THE REQUEST
Take the material below and retype it in full; pictures are left out.

SUPPLIED DATA
··········
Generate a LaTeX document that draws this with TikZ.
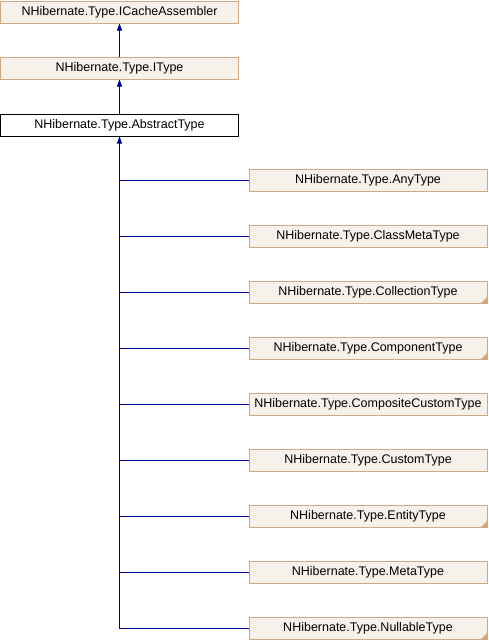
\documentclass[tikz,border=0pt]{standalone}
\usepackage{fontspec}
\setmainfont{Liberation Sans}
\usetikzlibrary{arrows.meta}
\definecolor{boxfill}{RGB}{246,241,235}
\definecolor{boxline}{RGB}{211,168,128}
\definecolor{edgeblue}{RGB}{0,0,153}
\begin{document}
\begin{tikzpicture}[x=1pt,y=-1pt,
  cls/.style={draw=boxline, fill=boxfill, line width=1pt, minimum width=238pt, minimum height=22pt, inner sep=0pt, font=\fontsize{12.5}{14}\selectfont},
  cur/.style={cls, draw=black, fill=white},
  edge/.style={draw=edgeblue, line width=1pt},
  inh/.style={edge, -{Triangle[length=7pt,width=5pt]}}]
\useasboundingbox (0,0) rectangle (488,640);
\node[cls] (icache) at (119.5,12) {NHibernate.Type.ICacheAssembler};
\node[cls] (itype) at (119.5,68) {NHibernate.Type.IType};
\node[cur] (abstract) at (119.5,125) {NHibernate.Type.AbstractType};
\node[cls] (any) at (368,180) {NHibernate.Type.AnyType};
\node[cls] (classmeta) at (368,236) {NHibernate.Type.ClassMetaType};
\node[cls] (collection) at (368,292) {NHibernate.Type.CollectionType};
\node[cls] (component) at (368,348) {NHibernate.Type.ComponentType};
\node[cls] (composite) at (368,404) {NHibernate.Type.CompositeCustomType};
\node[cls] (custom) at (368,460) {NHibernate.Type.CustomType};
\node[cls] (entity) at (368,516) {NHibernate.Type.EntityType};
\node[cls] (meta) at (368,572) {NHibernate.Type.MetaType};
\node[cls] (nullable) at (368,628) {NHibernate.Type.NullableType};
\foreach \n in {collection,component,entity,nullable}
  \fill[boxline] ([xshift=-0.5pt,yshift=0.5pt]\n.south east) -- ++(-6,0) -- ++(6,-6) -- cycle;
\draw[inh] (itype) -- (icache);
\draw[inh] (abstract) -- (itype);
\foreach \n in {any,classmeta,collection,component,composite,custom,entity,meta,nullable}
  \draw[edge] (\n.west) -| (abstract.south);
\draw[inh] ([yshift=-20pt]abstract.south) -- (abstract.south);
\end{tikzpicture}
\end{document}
··········
THE SOLUTION
Generate a LaTeX document that draws this with TikZ.
\documentclass[tikz,border=0pt]{standalone}
\usepackage{fontspec}
\setmainfont{Liberation Sans}
\usetikzlibrary{arrows.meta}
\definecolor{boxfill}{RGB}{246,241,235}
\definecolor{boxline}{RGB}{211,168,128}
\definecolor{edgeblue}{RGB}{0,0,153}
\begin{document}
\begin{tikzpicture}[x=1pt,y=-1pt,
  cls/.style={draw=boxline, fill=boxfill, line width=1pt, minimum width=238pt, minimum height=22pt, inner sep=0pt, font=\fontsize{12.5}{14}\selectfont},
  cur/.style={cls, draw=black, fill=white},
  edge/.style={draw=edgeblue, line width=1pt},
  inh/.style={edge, -{Triangle[length=7pt,width=5pt]}}]
\useasboundingbox (0,0) rectangle (488,640);
\node[cls] (icache) at (119.5,12) {NHibernate.Type.ICacheAssembler};
\node[cls] (itype) at (119.5,68) {NHibernate.Type.IType};
\node[cur] (abstract) at (119.5,125) {NHibernate.Type.AbstractType};
\node[cls] (any) at (368,180) {NHibernate.Type.AnyType};
\node[cls] (classmeta) at (368,236) {NHibernate.Type.ClassMetaType};
\node[cls] (collection) at (368,292) {NHibernate.Type.CollectionType};
\node[cls] (component) at (368,348) {NHibernate.Type.ComponentType};
\node[cls] (composite) at (368,404) {NHibernate.Type.CompositeCustomType};
\node[cls] (custom) at (368,460) {NHibernate.Type.CustomType};
\node[cls] (entity) at (368,516) {NHibernate.Type.EntityType};
\node[cls] (meta) at (368,572) {NHibernate.Type.MetaType};
\node[cls] (nullable) at (368,628) {NHibernate.Type.NullableType};
\foreach \n in {collection,component,entity,nullable}
  \fill[boxline] ([xshift=-0.5pt,yshift=0.5pt]\n.south east) -- ++(-6,0) -- ++(6,-6) -- cycle;
\draw[inh] (itype) -- (icache);
\draw[inh] (abstract) -- (itype);
\foreach \n in {any,classmeta,collection,component,composite,custom,entity,meta,nullable}
  \draw[edge] (\n.west) -| (abstract.south);
\draw[inh] ([yshift=-20pt]abstract.south) -- (abstract.south);
\end{tikzpicture}
\end{document}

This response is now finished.